The campaign struck a perfect balance between performative activism and blame reassignment. In playing on the fears of climate change that met with a feeling of helplessness, BP co-opted a genuine desire to pioneer carbon-free energy and used this political goodwill to maintain its extractive practices. The initiative simultaneously placed the onus of responsibility on consumers while shifting attention from and providing cover for corporate behemoths who supplied fossil fuels.

Though renewables have been at the core of BP’s ad operation for more than 20 years, it spends more on these campaigns than on actual renewable power investment. In 2019, BP made its biggest investment in oil acquisition in 20 years while simultaneously spending more than $50 million annually to lobby against any meaningful climate change legislation. Leaked internal documents from BP corporate prove that the company acknowledged that climate change was human-caused and exacerbated by fossil fuels as far back as 1979. In the following decades, BP waged an aggressive war on climate science, a war that continues to this day.

 

 

As many environmentalists adopted the carbon footprint framework, the public began to focus on its own routines that, under the logic of the carbon footprint, took on a moral dimension so that deviation from a good score could be seen as a personal shortcoming. It’s important to note that this renewed spotlight on commonplace activities like flying and eating meat was in many ways justified. The choice to go vegan, replace air travel, or install solar panels corresponded to measurable reductions in greenhouse gases. But this schema shielded many of the most culpable corporate entities from taking the same responsibility and self-conscience attitude that was expected of the consumer.

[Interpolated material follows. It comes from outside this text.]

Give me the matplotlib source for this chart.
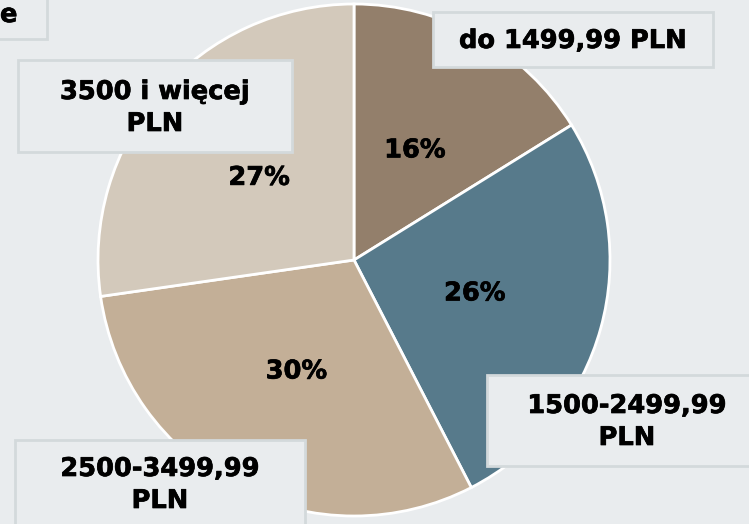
import matplotlib
matplotlib.use("Agg")
import matplotlib.pyplot as plt
import matplotlib.patheffects as pe
from matplotlib.patches import Rectangle

# dane
kategorie = ['do 1499,99 PLN', '1500-2499,99\nPLN', '2500-3499,99\nPLN', '3500 i więcej\nPLN']
udzialy = [16, 26, 30, 27]
kolory = ['#937F6B', '#577A8B', '#C3AF97', '#D3C9BB']

TLO = '#E9ECEE'
W, H = 749, 524
gruby = [pe.withStroke(linewidth=0.5, foreground='black')]

fig = plt.figure(figsize=(W / 100, H / 100), dpi=100, facecolor=TLO)
ax = fig.add_axes([0, 0, 1, 1])
ax.set_facecolor(TLO)

etykiety_pct = iter(udzialy)
wedges, _, autotexts = ax.pie(
    udzialy, colors=kolory, startangle=90, counterclock=False,
    center=(354, H - 260), radius=256, frame=True,
    autopct=lambda p: f'{next(etykiety_pct)}%', pctdistance=0.49,
    wedgeprops=dict(edgecolor='white', linewidth=2),
    textprops=dict(fontsize=18.5, fontweight='bold', color='black'))
for t in autotexts:
    t.set_path_effects(gruby)
ax.set_xlim(0, W)
ax.set_ylim(0, H)
ax.set_aspect('equal')
ax.axis('off')

# ramki z etykietami (x0, y0, x1, y1 w pikselach od gory, srodek tekstu)
ramki = [
    (433, 12, 713, 67, 573, 41),
    (487, 375, 760, 466, 627, 422),
    (15, 440, 305, 540, 160, 485),
    (18, 60, 292, 152, 155, 108),
]
for (x0, y0, x1, y1, tx, ty), txt in zip(ramki, kategorie):
    ax.add_patch(Rectangle((x0, H - y1), x1 - x0, y1 - y0, facecolor=TLO,
                           edgecolor='#D3D9DB', linewidth=2, zorder=3))
    ax.text(tx, H - ty, txt, ha='center', va='center', fontsize=18.5,
            fontweight='bold', linespacing=1.3, zorder=4, path_effects=gruby)

# fragment ramki tytulu w lewym gornym rogu
ax.add_patch(Rectangle((-20, H - 39), 67, 60, facecolor=TLO,
                       edgecolor='#D3D9DB', linewidth=2, zorder=3))
ax.text(0, H - 15, 'e', ha='left', va='center', fontsize=18.5,
        fontweight='bold', zorder=4, path_effects=gruby)

fig.savefig('out.png', dpi=100, facecolor=TLO)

The underlying issue is the large percentage of our “carbon footprints” that is put in place without our consent. A 2008 MIT study concluded that American citizens owed a sizable portion of their CO2 output to government services like police, the court system, and the military—public utilities that are non-optionally funded through taxes. Compounding this issue is that most people can’t control where their electricity comes from. Some homeowners with spare capital can invest in solar panels, but most renters or apartment dwellers are at the mercy of their local power grid, which in the U.S. is almost always supplied with dirty electricity from coal or natural gas. The MIT study determined that unhoused Americans, who slept in shelters and ate at soup kitchens, had the lowest overall carbon footprint at 8.5 tons annually. This is still more than double the global average of four tons. For reference, the average Canadian produces 16.9 tons of CO2 annually, the Chinese citizen produces 7.7 tons per capita, and the Somalian 0.1 tons.

 

 

In simpler terms, even if citizens from rich countries eschewed their cars, homes, and most worldly possessions, their carbon footprints would still be dangerously high. This realization pokes a hole in the core tenet of BP’s messaging and makes one question whether individual action alone can reverse—or have meaningful impact on—climate change.

The climate crisis requires collective tenacity and a complete overhaul of global systems from agriculture to transportation and construction. This monumental change necessitates more than paper straws and fabric tote bags. The moment demands decisive action and reduced consumption from individuals, governments, and businesses alike.

A healthy dose of skepticism may be suitable as the public puzzles over BP’s intention to reach net zero emissions by 2050. British Petroleum single-handedly contributed 1.5 per cent of the total greenhouse gas emissions from 1988–2015. If history is any indication, BP (and all major extractive companies, many of whom haven’t bothered to even feign environmentalism) won’t abandon fossil fuels without a tangible financial incentive. And this corporate motive, unlike the carbon footprint framework that BP cleverly foisted on its consumers, actually begins with the autonomy of individual people.